About half way through the evening a friend of Lluis’ named Anita showed up from the airport – she was an long-time friend of Lluis on her way to Valencia for a wedding and needed to stay at Lluis’s home for the night so she could take a train. She was a good singer so we had even more fun. She lives in Istanbul and Paris – she sang this really cool French song with the perfect French accent. I wanted to sing a Grease song with her – but they only had one song and it was in Spanish and I could not figure out if it was “Hopelessly Devoted to You” or “You are the One That I Want” – folks translated it and I thought it was “You are the one that I want” – so Anita and I went up to sing it. It turned out to be “Hopelessly Devoted to You” and Anita did not know it so I ended up singing the whole song in falsetto :). It as late enough by that time that it was not really that embarrassing for me to do Olivia Newton-John in falsetto.

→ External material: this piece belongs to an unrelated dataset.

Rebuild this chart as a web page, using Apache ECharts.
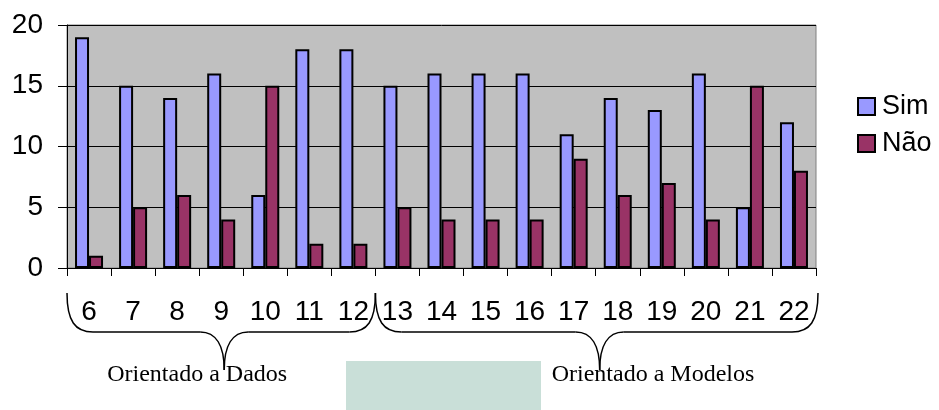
<!DOCTYPE html>
<html>
<head>
<meta charset="UTF-8">
<title>Sim / Não</title>
<script src="https://cdn.jsdelivr.net/npm/echarts@6/dist/echarts.min.js"></script>
</head>
<body style="margin:0;background:#fff">
<div id="main" style="width:939px;height:410px"></div>
<script>
// dados
var categorias = ['6', '7', '8', '9', '10', '11', '12', '13', '14', '15', '16', '17', '18', '19', '20', '21', '22'];
var sim = [19, 15, 14, 16, 6, 18, 18, 15, 16, 16, 16, 11, 14, 13, 16, 5, 12];
var nao = [1, 5, 6, 4, 15, 2, 2, 5, 4, 4, 4, 9, 6, 7, 4, 15, 8];
var yTicks = [0, 5, 10, 15, 20];
var grupos = ['Orientado a Dados', 'Orientado a Modelos'];
var gruposInicio = [0, 7];
var gruposFim = [6, 16];
// deslocamento do texto em relação à ponta da chave
var textoOffset = [-117, -48];

var chart = echarts.init(document.getElementById('main'), null, { renderer: 'canvas' });

var fonte = '"Liberation Sans", Arial, sans-serif';

var option = {
    animation: false,
    backgroundColor: '#ffffff',
    grid: {
        left: 67, right: 123, top: 25, bottom: 142,
        show: true,
        backgroundColor: '#c0c0c0',
        borderColor: '#808080',
        borderWidth: 1
    },
    legend: {
        orient: 'vertical',
        left: 852,
        top: 88,
        itemWidth: 17,
        itemHeight: 17,
        itemGap: 10,
        icon: 'rect',
        textStyle: { fontFamily: fonte, fontSize: 27, color: '#000', padding: [0, 0, 0, 2] },
        itemStyle: { borderColor: '#000', borderWidth: 2 },
        data: ['Sim', 'Não']
    },
    xAxis: {
        type: 'category',
        data: categorias,
        axisLine: { lineStyle: { color: '#000', width: 1 } },
        axisTick: { show: true, length: 8, lineStyle: { color: '#000' } },
        axisLabel: { fontFamily: fonte, fontSize: 28, color: '#000', margin: 30 },
        splitLine: { show: false }
    },
    yAxis: {
        type: 'value',
        min: yTicks[0],
        max: yTicks[yTicks.length - 1],
        interval: 5,
        axisLine: { show: true, lineStyle: { color: '#000', width: 1 } },
        axisTick: { show: true, length: 9, lineStyle: { color: '#000' } },
        axisLabel: { fontFamily: fonte, fontSize: 28, color: '#000', margin: 24 },
        splitLine: { show: true, lineStyle: { color: '#000', width: 1 } }
    },
    series: [
        {
            name: 'Sim',
            type: 'bar',
            data: sim,
            barWidth: 14,
            barGap: '0%',
            itemStyle: { color: '#9999ff', borderColor: '#000', borderWidth: 2 }
        },
        {
            name: 'Não',
            type: 'bar',
            data: nao,
            barWidth: 14,
            barGap: '0%',
            itemStyle: { color: '#993366', borderColor: '#000', borderWidth: 2 }
        }
    ]
};
chart.setOption(option);

// chaves e textos dos grupos, posicionados a partir do eixo
var c0 = chart.convertToPixel({ xAxisIndex: 0 }, categorias[0]);
var c1 = chart.convertToPixel({ xAxisIndex: 0 }, categorias[1]);
var meia = (c1 - c0) / 2;
var yTopo = 293, yMeio = 332, yPonta = 370;
var traco = { fill: null, stroke: '#000', lineWidth: 1.5 };

function curva(x1, y1, cx1, cy1, cx2, cy2, x2, y2) {
    return {
        type: 'bezierCurve',
        shape: { x1: x1, y1: y1, cpx1: cx1, cpy1: cy1, cpx2: cx2, cpy2: cy2, x2: x2, y2: y2 },
        style: traco,
        z: 10
    };
}
function reta(x1, y1, x2, y2) {
    return {
        type: 'line',
        shape: { x1: x1, y1: y1, x2: x2, y2: y2 },
        style: traco,
        z: 10
    };
}

var elementos = [];
// caixa verde clara entre os textos
elementos.push({
    type: 'rect',
    shape: { x: 346, y: 361, width: 195, height: 60 },
    style: { fill: '#c9dfd8' },
    z: 9
});
for (var i = 0; i < grupos.length; i++) {
    var x0 = chart.convertToPixel({ xAxisIndex: 0 }, categorias[gruposInicio[i]]) - meia;
    var x1 = chart.convertToPixel({ xAxisIndex: 0 }, categorias[gruposFim[i]]) + meia + (i == grupos.length - 1 ? 2 : 0);
    var xc = (x0 + x1) / 2 + 3;
    elementos.push(curva(x0, yTopo, x0, yTopo + 28, x0 + 8, yMeio, x0 + 26, yMeio));
    elementos.push(reta(x0 + 26, yMeio, xc - 24, yMeio));
    elementos.push(curva(xc - 24, yMeio, xc - 8, yMeio, xc, yMeio + 14, xc, yPonta));
    elementos.push(curva(xc, yPonta, xc, yMeio + 14, xc + 8, yMeio, xc + 24, yMeio));
    elementos.push(reta(xc + 24, yMeio, x1 - 26, yMeio));
    elementos.push(curva(x1 - 26, yMeio, x1 - 8, yMeio, x1, yTopo + 28, x1, yTopo));
    elementos.push({
        type: 'text',
        x: xc + textoOffset[i],
        y: 363,
        style: {
            text: grupos[i],
            fontFamily: '"Liberation Serif", "Times New Roman", serif',
            fontSize: 24,
            fill: '#000',
            verticalAlign: 'top'
        },
        z: 11
    });
}
chart.setOption({ graphic: elementos });
</script>
</body>
</html>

At about 2AM we decided to go – but then Anita mentioned that she had never been to Luz ‘de Gas (http://www.luzdegas.com/) – since it was a few blocks away – we decided to go for *one* drink so she could see it. As usual Lluis knows the manager and owner and bartenders so we get in for free – Anita loves the place – she starts dancing and all the young guys immediately gravitate towards her – Lluis and I are the big brothers for her so she can have a good time. Of course Lluis ended up talking to many people he knew there and we spent a little over an hour.

I get back to the hotel at 4AM and get a bit of sleep – getting up about 7AM to go to the airport for a brief visit to my good friend Steven Goldfarb, a tour of the CERN detector facility, and then my singing debut with a live Blues band. That will be the next story.